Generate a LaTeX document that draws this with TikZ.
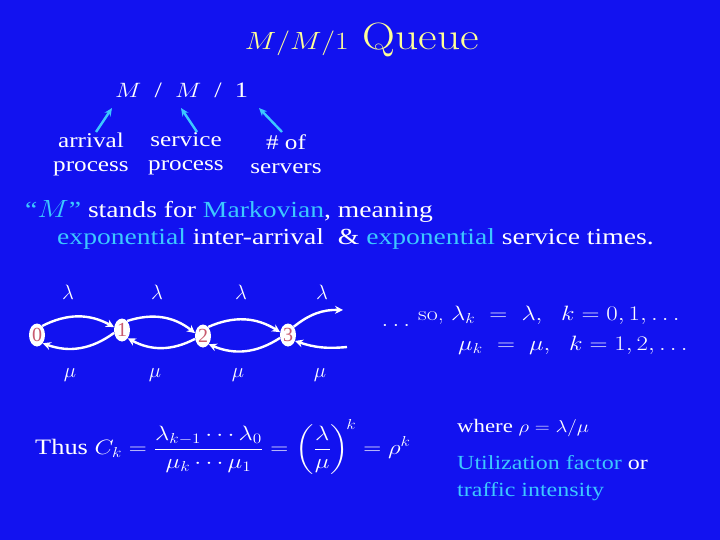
\documentclass[tikz,border=0pt]{standalone}
\usepackage{amsmath}
\usepackage{graphicx}
\usepackage{fontspec}
\setmainfont{Liberation Serif}
\newfontfamily\lmfont{Latin Modern Roman}
\newcommand\sx[1]{\scalebox{1.2}[1]{#1}}
\usetikzlibrary{shapes.geometric,arrows.meta}
\definecolor{bg}{RGB}{18,18,240}
\definecolor{cy}{RGB}{60,200,255}
\definecolor{ttl}{RGB}{255,255,150}
\definecolor{st}{RGB}{200,90,110}
\begin{document}
\begin{tikzpicture}[x=1pt,y=-1pt,
  txt/.style={text=white,inner sep=0pt},
  state/.style={ellipse,fill=white,text=st,minimum width=16pt,minimum height=23pt,inner sep=0pt,font=\fontsize{20}{20}\selectfont},
  tr/.style={white,line width=2.4pt,-{Stealth[length=8pt,width=8pt]}},
  ca/.style={cy,line width=2.4pt,-{Stealth[length=8pt,width=7pt]}}]
\fill[bg] (0,0) rectangle (720,540);
\useasboundingbox (0,0) rectangle (720,540);
\node[txt,text=ttl,font=\lmfont\fontsize{38}{38}\selectfont] (title) at (362,40) {\sx{$M/M/1$ Queue}};
\node[txt,font=\fontsize{22}{22}\selectfont,anchor=west] (mm1) at (115,90) {\sx{$M$\enspace/\enspace$M$\enspace/\enspace1}};
\coordinate (m1) at (112,108); \coordinate (m2) at (181,108); \coordinate (m3) at (259,108);
\node[txt,font=\fontsize{21}{24}\selectfont,align=center] (arr) at (91,154) {\sx{arrival}\\\sx{process}};
\node[txt,font=\fontsize{21}{24}\selectfont,align=center] (srv) at (186,154) {\sx{service}\\\sx{process}};
\node[txt,font=\fontsize{21}{24}\selectfont,align=center] (nsv) at (286,154) {\sx{\# of}\\\sx{servers}};
\draw[ca] (96,132) -- (m1);
\draw[ca] (197,132) -- (m2);
\draw[ca] (282,132) -- (m3);
\node[txt,anchor=west,font=\fontsize{23}{23}\selectfont] (l1) at (25,211) {\sx{\textcolor{cy}{“$M$”} stands for \textcolor{cy}{Markovian}, meaning}};
\node[txt,anchor=west,font=\fontsize{23}{23}\selectfont] (l2) at (57,239) {\sx{\textcolor{cy}{exponential} inter-arrival\ \ \& \textcolor{cy}{exponential} service times.}};
\node[state] (s0) at (37,335) {0};
\node[state] (s1) at (122,330) {1};
\node[state] (s2) at (203,336) {2};
\node[state] (s3) at (288,335) {3};
\coordinate (e1) at (343,310); \coordinate (e2) at (347,347);
\draw[tr] (s0.60) to[bend left=28] (s1.160);
\draw[tr] (s1.-160) to[bend left=28] (s0.-55);
\draw[tr] (s1.60) to[bend left=28] (s2.160);
\draw[tr] (s2.-160) to[bend left=28] (s1.-55);
\draw[tr] (s2.60) to[bend left=28] (s3.160);
\draw[tr] (s3.-160) to[bend left=28] (s2.-55);
\draw[tr] (s3.55) to[bend left=20] (e1);
\draw[tr] (e2) to[bend left=12] (s3.-40);
\foreach \x/\n in {68/a,157/b,241/c,322/d}{\node[txt,font=\fontsize{22}{22}\selectfont] (lam\n) at (\x,292) {$\lambda$};}
\foreach \x/\n in {70/a,155/b,238/c,320/d}{\node[txt,font=\fontsize{22}{22}\selectfont] (mu\n) at (\x,375) {$\mu$};}
\node[txt,font=\fontsize{22}{22}\selectfont] (dots) at (398,325) {\sx{$\dots$}};
\node[txt,anchor=west,font=\lmfont\fontsize{20}{20}\selectfont] (so1) at (418,315) {\sx{so, $\lambda_k\ =\ \lambda,\ \ k = 0,1,\ldots$}};
\node[txt,anchor=west,font=\lmfont\fontsize{20}{20}\selectfont] (so2) at (458,345) {\sx{$\mu_k\ =\ \mu,\ \ k = 1,2,\ldots$}};
\node[txt,anchor=west,font=\fontsize{22}{22}\selectfont] (thus) at (35,447) {\sx{Thus $C_k = \dfrac{\lambda_{k-1}\cdots\lambda_0}{\mu_k\cdots\mu_1} = \left(\dfrac{\lambda}{\mu}\right)^{\!k} = \rho^k$}};
\node[txt,anchor=west,font=\fontsize{19}{19}\selectfont] (wh) at (457,428) {\sx{where $\rho = \lambda/\mu$}};
\node[txt,anchor=west,font=\fontsize{20}{20}\selectfont] (ut) at (457,463) {\sx{\textcolor{cy}{Utilization factor} or}};
\node[txt,anchor=west,font=\fontsize{20}{20}\selectfont,text=cy] (tf) at (457,492) {\sx{traffic intensity}};
\end{tikzpicture}
\end{document}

The task
Quote every line word for word and keep the images out of the copy.

Complete answer
Generate a LaTeX document that draws this with TikZ.
\documentclass[tikz,border=0pt]{standalone}
\usepackage{amsmath}
\usepackage{graphicx}
\usepackage{fontspec}
\setmainfont{Liberation Serif}
\newfontfamily\lmfont{Latin Modern Roman}
\newcommand\sx[1]{\scalebox{1.2}[1]{#1}}
\usetikzlibrary{shapes.geometric,arrows.meta}
\definecolor{bg}{RGB}{18,18,240}
\definecolor{cy}{RGB}{60,200,255}
\definecolor{ttl}{RGB}{255,255,150}
\definecolor{st}{RGB}{200,90,110}
\begin{document}
\begin{tikzpicture}[x=1pt,y=-1pt,
  txt/.style={text=white,inner sep=0pt},
  state/.style={ellipse,fill=white,text=st,minimum width=16pt,minimum height=23pt,inner sep=0pt,font=\fontsize{20}{20}\selectfont},
  tr/.style={white,line width=2.4pt,-{Stealth[length=8pt,width=8pt]}},
  ca/.style={cy,line width=2.4pt,-{Stealth[length=8pt,width=7pt]}}]
\fill[bg] (0,0) rectangle (720,540);
\useasboundingbox (0,0) rectangle (720,540);
\node[txt,text=ttl,font=\lmfont\fontsize{38}{38}\selectfont] (title) at (362,40) {\sx{$M/M/1$ Queue}};
\node[txt,font=\fontsize{22}{22}\selectfont,anchor=west] (mm1) at (115,90) {\sx{$M$\enspace/\enspace$M$\enspace/\enspace1}};
\coordinate (m1) at (112,108); \coordinate (m2) at (181,108); \coordinate (m3) at (259,108);
\node[txt,font=\fontsize{21}{24}\selectfont,align=center] (arr) at (91,154) {\sx{arrival}\\\sx{process}};
\node[txt,font=\fontsize{21}{24}\selectfont,align=center] (srv) at (186,154) {\sx{service}\\\sx{process}};
\node[txt,font=\fontsize{21}{24}\selectfont,align=center] (nsv) at (286,154) {\sx{\# of}\\\sx{servers}};
\draw[ca] (96,132) -- (m1);
\draw[ca] (197,132) -- (m2);
\draw[ca] (282,132) -- (m3);
\node[txt,anchor=west,font=\fontsize{23}{23}\selectfont] (l1) at (25,211) {\sx{\textcolor{cy}{“$M$”} stands for \textcolor{cy}{Markovian}, meaning}};
\node[txt,anchor=west,font=\fontsize{23}{23}\selectfont] (l2) at (57,239) {\sx{\textcolor{cy}{exponential} inter-arrival\ \ \& \textcolor{cy}{exponential} service times.}};
\node[state] (s0) at (37,335) {0};
\node[state] (s1) at (122,330) {1};
\node[state] (s2) at (203,336) {2};
\node[state] (s3) at (288,335) {3};
\coordinate (e1) at (343,310); \coordinate (e2) at (347,347);
\draw[tr] (s0.60) to[bend left=28] (s1.160);
\draw[tr] (s1.-160) to[bend left=28] (s0.-55);
\draw[tr] (s1.60) to[bend left=28] (s2.160);
\draw[tr] (s2.-160) to[bend left=28] (s1.-55);
\draw[tr] (s2.60) to[bend left=28] (s3.160);
\draw[tr] (s3.-160) to[bend left=28] (s2.-55);
\draw[tr] (s3.55) to[bend left=20] (e1);
\draw[tr] (e2) to[bend left=12] (s3.-40);
\foreach \x/\n in {68/a,157/b,241/c,322/d}{\node[txt,font=\fontsize{22}{22}\selectfont] (lam\n) at (\x,292) {$\lambda$};}
\foreach \x/\n in {70/a,155/b,238/c,320/d}{\node[txt,font=\fontsize{22}{22}\selectfont] (mu\n) at (\x,375) {$\mu$};}
\node[txt,font=\fontsize{22}{22}\selectfont] (dots) at (398,325) {\sx{$\dots$}};
\node[txt,anchor=west,font=\lmfont\fontsize{20}{20}\selectfont] (so1) at (418,315) {\sx{so, $\lambda_k\ =\ \lambda,\ \ k = 0,1,\ldots$}};
\node[txt,anchor=west,font=\lmfont\fontsize{20}{20}\selectfont] (so2) at (458,345) {\sx{$\mu_k\ =\ \mu,\ \ k = 1,2,\ldots$}};
\node[txt,anchor=west,font=\fontsize{22}{22}\selectfont] (thus) at (35,447) {\sx{Thus $C_k = \dfrac{\lambda_{k-1}\cdots\lambda_0}{\mu_k\cdots\mu_1} = \left(\dfrac{\lambda}{\mu}\right)^{\!k} = \rho^k$}};
\node[txt,anchor=west,font=\fontsize{19}{19}\selectfont] (wh) at (457,428) {\sx{where $\rho = \lambda/\mu$}};
\node[txt,anchor=west,font=\fontsize{20}{20}\selectfont] (ut) at (457,463) {\sx{\textcolor{cy}{Utilization factor} or}};
\node[txt,anchor=west,font=\fontsize{20}{20}\selectfont,text=cy] (tf) at (457,492) {\sx{traffic intensity}};
\end{tikzpicture}
\end{document}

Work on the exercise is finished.